» **PROBLEM TO WORK ON**
Repeat the entire listing exactly as written.

» **COLLECTED DATA**
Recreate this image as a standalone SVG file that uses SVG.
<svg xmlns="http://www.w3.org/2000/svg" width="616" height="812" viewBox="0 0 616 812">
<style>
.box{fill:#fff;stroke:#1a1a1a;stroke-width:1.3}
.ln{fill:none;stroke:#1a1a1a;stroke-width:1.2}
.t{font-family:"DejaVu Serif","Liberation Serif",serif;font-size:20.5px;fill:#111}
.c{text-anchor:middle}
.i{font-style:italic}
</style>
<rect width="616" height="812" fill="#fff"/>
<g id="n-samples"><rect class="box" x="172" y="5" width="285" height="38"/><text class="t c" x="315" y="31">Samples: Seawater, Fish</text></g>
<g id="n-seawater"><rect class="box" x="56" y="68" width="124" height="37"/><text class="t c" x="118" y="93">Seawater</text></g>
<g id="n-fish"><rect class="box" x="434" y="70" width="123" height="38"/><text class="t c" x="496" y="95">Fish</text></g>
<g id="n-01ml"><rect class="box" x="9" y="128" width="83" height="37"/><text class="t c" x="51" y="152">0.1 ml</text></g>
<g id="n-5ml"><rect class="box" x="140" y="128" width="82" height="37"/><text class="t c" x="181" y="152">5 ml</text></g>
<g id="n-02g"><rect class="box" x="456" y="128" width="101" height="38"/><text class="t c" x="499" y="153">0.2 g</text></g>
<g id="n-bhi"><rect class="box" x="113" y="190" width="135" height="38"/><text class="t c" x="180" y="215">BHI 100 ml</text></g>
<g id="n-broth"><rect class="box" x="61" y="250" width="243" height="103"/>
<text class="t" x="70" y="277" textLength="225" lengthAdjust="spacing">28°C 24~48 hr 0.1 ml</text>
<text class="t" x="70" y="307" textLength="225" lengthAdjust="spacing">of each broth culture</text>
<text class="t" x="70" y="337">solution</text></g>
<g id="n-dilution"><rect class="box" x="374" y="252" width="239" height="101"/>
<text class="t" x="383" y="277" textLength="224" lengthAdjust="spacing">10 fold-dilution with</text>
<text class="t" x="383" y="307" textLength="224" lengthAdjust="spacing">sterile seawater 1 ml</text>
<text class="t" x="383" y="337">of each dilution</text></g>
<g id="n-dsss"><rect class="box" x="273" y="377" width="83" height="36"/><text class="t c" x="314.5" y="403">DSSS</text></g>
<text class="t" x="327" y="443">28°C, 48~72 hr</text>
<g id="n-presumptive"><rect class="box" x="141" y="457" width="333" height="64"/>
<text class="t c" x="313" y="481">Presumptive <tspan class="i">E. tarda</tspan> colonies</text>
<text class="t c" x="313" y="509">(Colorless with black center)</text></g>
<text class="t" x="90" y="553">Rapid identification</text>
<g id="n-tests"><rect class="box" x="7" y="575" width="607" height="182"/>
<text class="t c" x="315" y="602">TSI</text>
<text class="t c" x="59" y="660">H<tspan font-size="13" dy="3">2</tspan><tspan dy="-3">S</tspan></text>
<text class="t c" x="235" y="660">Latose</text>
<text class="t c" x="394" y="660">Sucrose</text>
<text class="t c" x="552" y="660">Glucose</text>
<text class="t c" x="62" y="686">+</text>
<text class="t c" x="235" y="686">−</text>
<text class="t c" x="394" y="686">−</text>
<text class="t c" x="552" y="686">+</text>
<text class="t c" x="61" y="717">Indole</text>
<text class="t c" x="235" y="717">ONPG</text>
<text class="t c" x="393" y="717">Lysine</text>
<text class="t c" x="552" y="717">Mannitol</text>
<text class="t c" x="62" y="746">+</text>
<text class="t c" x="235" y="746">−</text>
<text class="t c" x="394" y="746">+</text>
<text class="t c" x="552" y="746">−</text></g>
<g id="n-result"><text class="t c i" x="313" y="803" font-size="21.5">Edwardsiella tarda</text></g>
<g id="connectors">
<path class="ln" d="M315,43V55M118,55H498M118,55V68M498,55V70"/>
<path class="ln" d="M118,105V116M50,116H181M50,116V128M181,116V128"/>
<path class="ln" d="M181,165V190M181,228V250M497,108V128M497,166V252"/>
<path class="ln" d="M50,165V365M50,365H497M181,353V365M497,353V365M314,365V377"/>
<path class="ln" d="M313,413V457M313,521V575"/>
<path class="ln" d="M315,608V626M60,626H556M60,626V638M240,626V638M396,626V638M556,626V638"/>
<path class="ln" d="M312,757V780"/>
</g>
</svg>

» **SOLUTION BELOW**
Recreate this image as a standalone SVG file that uses SVG.
<svg xmlns="http://www.w3.org/2000/svg" width="616" height="812" viewBox="0 0 616 812">
<style>
.box{fill:#fff;stroke:#1a1a1a;stroke-width:1.3}
.ln{fill:none;stroke:#1a1a1a;stroke-width:1.2}
.t{font-family:"DejaVu Serif","Liberation Serif",serif;font-size:20.5px;fill:#111}
.c{text-anchor:middle}
.i{font-style:italic}
</style>
<rect width="616" height="812" fill="#fff"/>
<g id="n-samples"><rect class="box" x="172" y="5" width="285" height="38"/><text class="t c" x="315" y="31">Samples: Seawater, Fish</text></g>
<g id="n-seawater"><rect class="box" x="56" y="68" width="124" height="37"/><text class="t c" x="118" y="93">Seawater</text></g>
<g id="n-fish"><rect class="box" x="434" y="70" width="123" height="38"/><text class="t c" x="496" y="95">Fish</text></g>
<g id="n-01ml"><rect class="box" x="9" y="128" width="83" height="37"/><text class="t c" x="51" y="152">0.1 ml</text></g>
<g id="n-5ml"><rect class="box" x="140" y="128" width="82" height="37"/><text class="t c" x="181" y="152">5 ml</text></g>
<g id="n-02g"><rect class="box" x="456" y="128" width="101" height="38"/><text class="t c" x="499" y="153">0.2 g</text></g>
<g id="n-bhi"><rect class="box" x="113" y="190" width="135" height="38"/><text class="t c" x="180" y="215">BHI 100 ml</text></g>
<g id="n-broth"><rect class="box" x="61" y="250" width="243" height="103"/>
<text class="t" x="70" y="277" textLength="225" lengthAdjust="spacing">28°C 24~48 hr 0.1 ml</text>
<text class="t" x="70" y="307" textLength="225" lengthAdjust="spacing">of each broth culture</text>
<text class="t" x="70" y="337">solution</text></g>
<g id="n-dilution"><rect class="box" x="374" y="252" width="239" height="101"/>
<text class="t" x="383" y="277" textLength="224" lengthAdjust="spacing">10 fold-dilution with</text>
<text class="t" x="383" y="307" textLength="224" lengthAdjust="spacing">sterile seawater 1 ml</text>
<text class="t" x="383" y="337">of each dilution</text></g>
<g id="n-dsss"><rect class="box" x="273" y="377" width="83" height="36"/><text class="t c" x="314.5" y="403">DSSS</text></g>
<text class="t" x="327" y="443">28°C, 48~72 hr</text>
<g id="n-presumptive"><rect class="box" x="141" y="457" width="333" height="64"/>
<text class="t c" x="313" y="481">Presumptive <tspan class="i">E. tarda</tspan> colonies</text>
<text class="t c" x="313" y="509">(Colorless with black center)</text></g>
<text class="t" x="90" y="553">Rapid identification</text>
<g id="n-tests"><rect class="box" x="7" y="575" width="607" height="182"/>
<text class="t c" x="315" y="602">TSI</text>
<text class="t c" x="59" y="660">H<tspan font-size="13" dy="3">2</tspan><tspan dy="-3">S</tspan></text>
<text class="t c" x="235" y="660">Latose</text>
<text class="t c" x="394" y="660">Sucrose</text>
<text class="t c" x="552" y="660">Glucose</text>
<text class="t c" x="62" y="686">+</text>
<text class="t c" x="235" y="686">−</text>
<text class="t c" x="394" y="686">−</text>
<text class="t c" x="552" y="686">+</text>
<text class="t c" x="61" y="717">Indole</text>
<text class="t c" x="235" y="717">ONPG</text>
<text class="t c" x="393" y="717">Lysine</text>
<text class="t c" x="552" y="717">Mannitol</text>
<text class="t c" x="62" y="746">+</text>
<text class="t c" x="235" y="746">−</text>
<text class="t c" x="394" y="746">+</text>
<text class="t c" x="552" y="746">−</text></g>
<g id="n-result"><text class="t c i" x="313" y="803" font-size="21.5">Edwardsiella tarda</text></g>
<g id="connectors">
<path class="ln" d="M315,43V55M118,55H498M118,55V68M498,55V70"/>
<path class="ln" d="M118,105V116M50,116H181M50,116V128M181,116V128"/>
<path class="ln" d="M181,165V190M181,228V250M497,108V128M497,166V252"/>
<path class="ln" d="M50,165V365M50,365H497M181,353V365M497,353V365M314,365V377"/>
<path class="ln" d="M313,413V457M313,521V575"/>
<path class="ln" d="M315,608V626M60,626H556M60,626V638M240,626V638M396,626V638M556,626V638"/>
<path class="ln" d="M312,757V780"/>
</g>
</svg>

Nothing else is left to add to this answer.